Horn Needs to be Wheelchair Accessible


Many students might be wondering why there are posters in the hallways with QR codes to sign-up for a wheelchair experience.


Interior design teacher Amy Barber, along with her two students, Senior Kaylee Sierra and Sophomore Gracie La Santos, came up with the idea to allow students to take to the hallways in wheelchairs as a way to raise money for a wheelchair accessible door at the front entrance of the school.


Barber and her students want to make sure the staff and student body understand their intentions and the reasons why they created this unique fundraiser.


“When I was in the military I was in a training accident, and I was in a wheelchair for six months,” Barber said. “That’s what spawned me wanting to teach it to my students. I know what it’s like to be able-bodied one day and handicapped the next.”


The goal of the campaign is to raise money for a handicapped accessible door at the main entrance that Barber and her students hope will make life easier for the handicapped students, staff and visitors of Horn.

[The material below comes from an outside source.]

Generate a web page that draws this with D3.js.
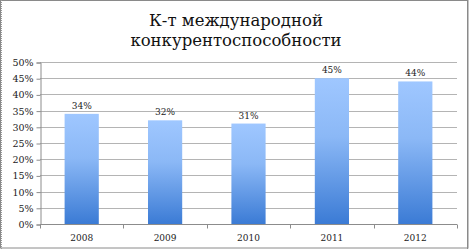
<!DOCTYPE html>
<html><head><meta charset="utf-8">
<script src="https://cdn.jsdelivr.net/npm/d3@7"></script>
<style>body{margin:0;background:#fff}svg{display:block}</style>
</head><body>
<script>
const years = ["2008","2009","2010","2011","2012"];
const values = [0.34,0.32,0.31,0.45,0.44];
const valueLabels = ["34%","32%","31%","45%","44%"];
const yTicks = [0,0.05,0.10,0.15,0.20,0.25,0.30,0.35,0.40,0.45,0.50];
const titleLines = ["К-т международной","конкурентоспособности"];

(function(){
const W=469,H=249;
const svg=d3.select("body").append("svg").attr("width",W).attr("height",H);
svg.append("rect").attr("x",0.5).attr("y",0.5).attr("width",W-1.5).attr("height",H-1.5)
  .attr("fill","#fff").attr("stroke","#8a8a8a").attr("stroke-width",1);
svg.append("line").attr("x1",1.5).attr("x2",1.5).attr("y1",0).attr("y2",H)
  .attr("stroke","#9a9a9a").attr("stroke-dasharray","1,1");
svg.append("line").attr("x1",W-1.5).attr("x2",W-1.5).attr("y1",0).attr("y2",H).attr("stroke","#8a8a8a");

const defs=svg.append("defs");
const g=defs.append("linearGradient").attr("id","bg").attr("x1",0).attr("y1",0).attr("x2",0).attr("y2",1);
g.append("stop").attr("offset","0%").attr("stop-color","#9fc7ff");
g.append("stop").attr("offset","40%").attr("stop-color","#8bb8f6");
g.append("stop").attr("offset","100%").attr("stop-color","#3b7bd5");

const pL=40,pR=457,pT=62,pB=224;
const x=d3.scaleBand().domain(years).range([pL,pR]).paddingInner(0.59).paddingOuter(0.295);
const y=d3.scaleLinear().domain([0,0.5]).range([pB,pT]);

const font="\"DejaVu Serif\", \"Liberation Serif\", serif";

svg.append("g").selectAll("line").data(yTicks.filter(d=>d>0)).join("line")
  .attr("x1",pL).attr("x2",pR).attr("y1",d=>Math.round(y(d))+0.5).attr("y2",d=>Math.round(y(d))+0.5)
  .attr("stroke","#b4b4b4");

const ya=svg.append("g").attr("transform",`translate(${pL+0.5},0.5)`)
  .call(d3.axisLeft(y).tickValues(yTicks).tickFormat(d3.format(".0%")).tickSize(4).tickPadding(3));
ya.attr("font-family",null).attr("font-size",null);
ya.select(".domain").attr("stroke","#8c8c8c");
ya.selectAll(".tick line").attr("stroke","#8c8c8c");
ya.selectAll("text").style("font-family",font).style("font-size","9.5px").attr("fill","#222");

svg.append("g").selectAll("rect").data(values).join("rect")
  .attr("x",(d,i)=>x(years[i])).attr("width",x.bandwidth())
  .attr("y",d=>y(d)).attr("height",d=>pB-y(d)).attr("fill","url(#bg)");

const xa=svg.append("g").attr("transform",`translate(0,${pB+0.5})`);
xa.append("line").attr("x1",pL).attr("x2",pR).attr("stroke","#8c8c8c");
const bounds=d3.range(years.length+1).map(i=>pL+i*(pR-pL)/years.length);
xa.selectAll("line.t").data(bounds).join("line").attr("class","t")
  .attr("x1",d=>Math.round(d)+0.5).attr("x2",d=>Math.round(d)+0.5).attr("y1",0).attr("y2",4).attr("stroke","#8c8c8c");
xa.selectAll("text").data(years).join("text")
  .attr("x",d=>x(d)+x.bandwidth()/2).attr("y",16).attr("text-anchor","middle")
  .style("font-family",font).style("font-size","9px").attr("fill","#222").text(d=>d);

svg.append("g").selectAll("text").data(values).join("text")
  .attr("x",(d,i)=>x(years[i])+x.bandwidth()/2).attr("y",d=>y(d)-5).attr("text-anchor","middle")
  .style("font-family",font).style("font-size","9px").attr("fill","#222").text((d,i)=>valueLabels[i]);

svg.append("g").selectAll("text").data(titleLines).join("text")
  .attr("x",236).attr("y",(d,i)=>25.5+i*20.5).attr("text-anchor","middle")
  .style("font-family",font).style("font-size","16.5px").attr("fill","#111").text(d=>d);
})();
</script>
</body></html>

“If we do get the doors, it could benefit special ed teachers who may have trouble getting their kids in and out of the school,” Santos said. “It’s easier on them and it makes things equal: they don’t have to struggle just like we don’t.”


While the wheelchair accessible door would be beneficial to students and staff, it would also benefit anyone handicapped or disabled that may enter the school.


“We would put the door in the front of the school not only for students in wheelchairs, but also for parents and other disabled people,” Sierra said. “We have lots of different events here at our school, so having this door would really help a lot of people.”


While raising money for the handicap accessible door is the goal, Barber explains that there is an even bigger goal at hand.


“I think a big part of the campaign isn’t just raising the money, it’s raising awareness,” Barber said. “It’s about the empathy.”